** Begin **

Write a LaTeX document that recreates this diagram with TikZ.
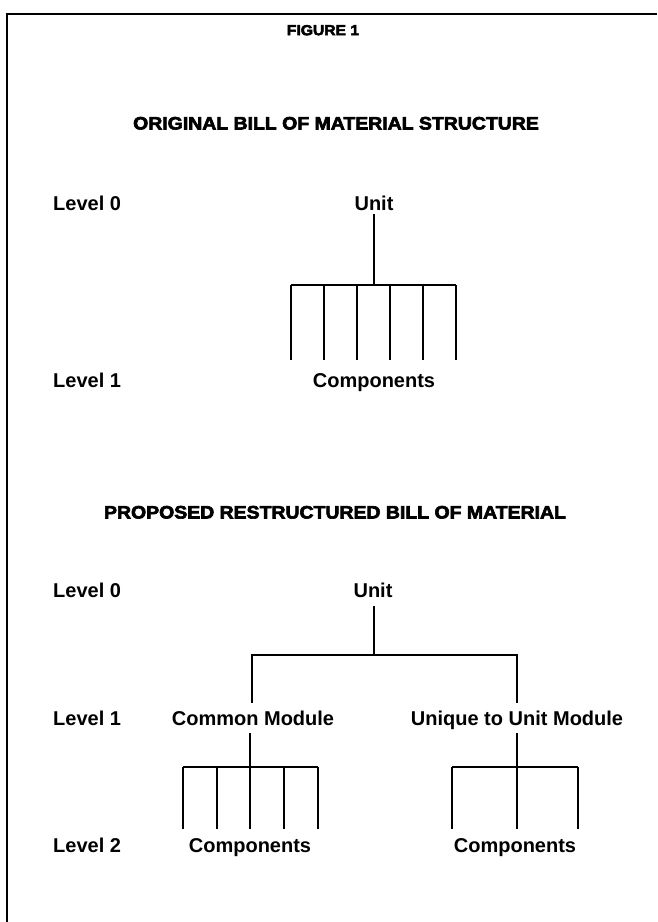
\documentclass[tikz,border=0pt]{standalone}
\usepackage{fontspec}
\usetikzlibrary{calc}
\setmainfont{Liberation Sans}
\newfontfamily\heavy[FakeBold=3.5,FakeStretch=1.08]{Liberation Sans Bold}
\begin{document}
\begin{tikzpicture}[x=1pt,y=-1pt,
  lbl/.style={font=\fontsize{20}{24}\selectfont\bfseries, inner sep=0pt, text height=14pt, text depth=0pt},
  ttl/.style={font=\heavy\fontsize{18}{22}\selectfont, inner sep=0pt, text height=13pt, text depth=0pt},
  wire/.style={line width=2.3pt},
  thinwire/.style={line width=1.8pt},
  frame/.style={line width=2.3pt}]
\useasboundingbox (0,0) rectangle (657,922);
% frame
\coordinate (fb) at (7,922);
\coordinate (ftl) at (7,14);
\coordinate (ftr) at (657,14);
\draw[frame] (fb) -- (ftl) -- (ftr);
% titles
\node[ttl, font=\heavy\fontsize{14.5}{17}\selectfont, text height=10.4pt] (fig) at (323,30) {FIGURE 1};
\node[ttl] (t1) at (336,123) {ORIGINAL BILL OF MATERIAL STRUCTURE};
\node[ttl] (t2) at (335,512) {PROPOSED RESTRUCTURED BILL OF MATERIAL};
% upper tree
\node[lbl, anchor=west] (l0a) at (53,203) {Level 0};
\node[lbl] (u1) at (374,203) {Unit};
\node[lbl, anchor=west] (l1a) at (53,380) {Level 1};
\node[lbl] (c1) at (374,380) {Components};
\coordinate (u1j) at (374,285);
\draw[wire] ($(u1.south)+(0,4)$) -- (u1j);
\coordinate (ubl) at (291,285);
\coordinate (ubr) at (456,285);
\draw[wire] (ubl) -- (ubr);
\foreach \i/\x in {1/291,2/324,3/357,4/390,5/423,6/456}{
  \coordinate (ut\i) at (\x,285);
  \coordinate (ub\i) at (\x,360);
  \draw[wire] (ut\i) -- (ub\i);
}
% lower tree
\node[lbl, anchor=west] (l0b) at (53,590) {Level 0};
\node[lbl] (u2) at (373,590) {Unit};
\node[lbl, anchor=west] (l1b) at (53,718) {Level 1};
\node[lbl] (cm) at (253,718) {Common Module};
\node[lbl] (um) at (517,718) {Unique to Unit Module};
\node[lbl, anchor=west] (l2) at (53,845) {Level 2};
\node[lbl] (c2) at (250,845) {Components};
\node[lbl] (c3) at (515,845) {Components};
\coordinate (u2j) at (374,655);
\coordinate (bl) at (252,655);
\coordinate (br) at (517,655);
\draw[thinwire] ($(u2.south)+(1,9)$) -- (u2j);
\draw[thinwire] ($(cm.north -| bl)+(0,-8)$) -- (bl) -- (br) -- ($(um.north)+(0,-8)$);
% common module components
\coordinate (cmj) at (250,767);
\draw[thinwire] ($(cm.south)+(-3,8)$) -- (cmj);
\coordinate (cl) at (183,767);
\coordinate (cr) at (318,767);
\draw[thinwire] (cl) -- (cr);
\foreach \i/\x in {1/183,2/217,3/250,4/284,5/318}{
  \coordinate (ct\i) at (\x,767);
  \coordinate (cb\i) at (\x,829);
  \draw[thinwire] (ct\i) -- (cb\i);
}
% unique module components
\coordinate (umj) at (517,767);
\draw[thinwire] ($(um.south)+(0,8)$) -- (umj);
\coordinate (ql) at (452,767);
\coordinate (qr) at (578,767);
\draw[thinwire] (ql) -- (qr);
\foreach \i/\x in {1/452,2/517,3/578}{
  \coordinate (qt\i) at (\x,767);
  \coordinate (qb\i) at (\x,829);
  \draw[thinwire] (qt\i) -- (qb\i);
}
\end{tikzpicture}
\end{document}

** End **

Could you repeat all of the material exactly? Pictures should not be copied.

Write a LaTeX document that recreates this diagram with TikZ.
\documentclass[tikz,border=0pt]{standalone}
\usepackage{fontspec}
\usetikzlibrary{calc}
\setmainfont{Liberation Sans}
\newfontfamily\heavy[FakeBold=3.5,FakeStretch=1.08]{Liberation Sans Bold}
\begin{document}
\begin{tikzpicture}[x=1pt,y=-1pt,
  lbl/.style={font=\fontsize{20}{24}\selectfont\bfseries, inner sep=0pt, text height=14pt, text depth=0pt},
  ttl/.style={font=\heavy\fontsize{18}{22}\selectfont, inner sep=0pt, text height=13pt, text depth=0pt},
  wire/.style={line width=2.3pt},
  thinwire/.style={line width=1.8pt},
  frame/.style={line width=2.3pt}]
\useasboundingbox (0,0) rectangle (657,922);
% frame
\coordinate (fb) at (7,922);
\coordinate (ftl) at (7,14);
\coordinate (ftr) at (657,14);
\draw[frame] (fb) -- (ftl) -- (ftr);
% titles
\node[ttl, font=\heavy\fontsize{14.5}{17}\selectfont, text height=10.4pt] (fig) at (323,30) {FIGURE 1};
\node[ttl] (t1) at (336,123) {ORIGINAL BILL OF MATERIAL STRUCTURE};
\node[ttl] (t2) at (335,512) {PROPOSED RESTRUCTURED BILL OF MATERIAL};
% upper tree
\node[lbl, anchor=west] (l0a) at (53,203) {Level 0};
\node[lbl] (u1) at (374,203) {Unit};
\node[lbl, anchor=west] (l1a) at (53,380) {Level 1};
\node[lbl] (c1) at (374,380) {Components};
\coordinate (u1j) at (374,285);
\draw[wire] ($(u1.south)+(0,4)$) -- (u1j);
\coordinate (ubl) at (291,285);
\coordinate (ubr) at (456,285);
\draw[wire] (ubl) -- (ubr);
\foreach \i/\x in {1/291,2/324,3/357,4/390,5/423,6/456}{
  \coordinate (ut\i) at (\x,285);
  \coordinate (ub\i) at (\x,360);
  \draw[wire] (ut\i) -- (ub\i);
}
% lower tree
\node[lbl, anchor=west] (l0b) at (53,590) {Level 0};
\node[lbl] (u2) at (373,590) {Unit};
\node[lbl, anchor=west] (l1b) at (53,718) {Level 1};
\node[lbl] (cm) at (253,718) {Common Module};
\node[lbl] (um) at (517,718) {Unique to Unit Module};
\node[lbl, anchor=west] (l2) at (53,845) {Level 2};
\node[lbl] (c2) at (250,845) {Components};
\node[lbl] (c3) at (515,845) {Components};
\coordinate (u2j) at (374,655);
\coordinate (bl) at (252,655);
\coordinate (br) at (517,655);
\draw[thinwire] ($(u2.south)+(1,9)$) -- (u2j);
\draw[thinwire] ($(cm.north -| bl)+(0,-8)$) -- (bl) -- (br) -- ($(um.north)+(0,-8)$);
% common module components
\coordinate (cmj) at (250,767);
\draw[thinwire] ($(cm.south)+(-3,8)$) -- (cmj);
\coordinate (cl) at (183,767);
\coordinate (cr) at (318,767);
\draw[thinwire] (cl) -- (cr);
\foreach \i/\x in {1/183,2/217,3/250,4/284,5/318}{
  \coordinate (ct\i) at (\x,767);
  \coordinate (cb\i) at (\x,829);
  \draw[thinwire] (ct\i) -- (cb\i);
}
% unique module components
\coordinate (umj) at (517,767);
\draw[thinwire] ($(um.south)+(0,8)$) -- (umj);
\coordinate (ql) at (452,767);
\coordinate (qr) at (578,767);
\draw[thinwire] (ql) -- (qr);
\foreach \i/\x in {1/452,2/517,3/578}{
  \coordinate (qt\i) at (\x,767);
  \coordinate (qb\i) at (\x,829);
  \draw[thinwire] (qt\i) -- (qb\i);
}
\end{tikzpicture}
\end{document}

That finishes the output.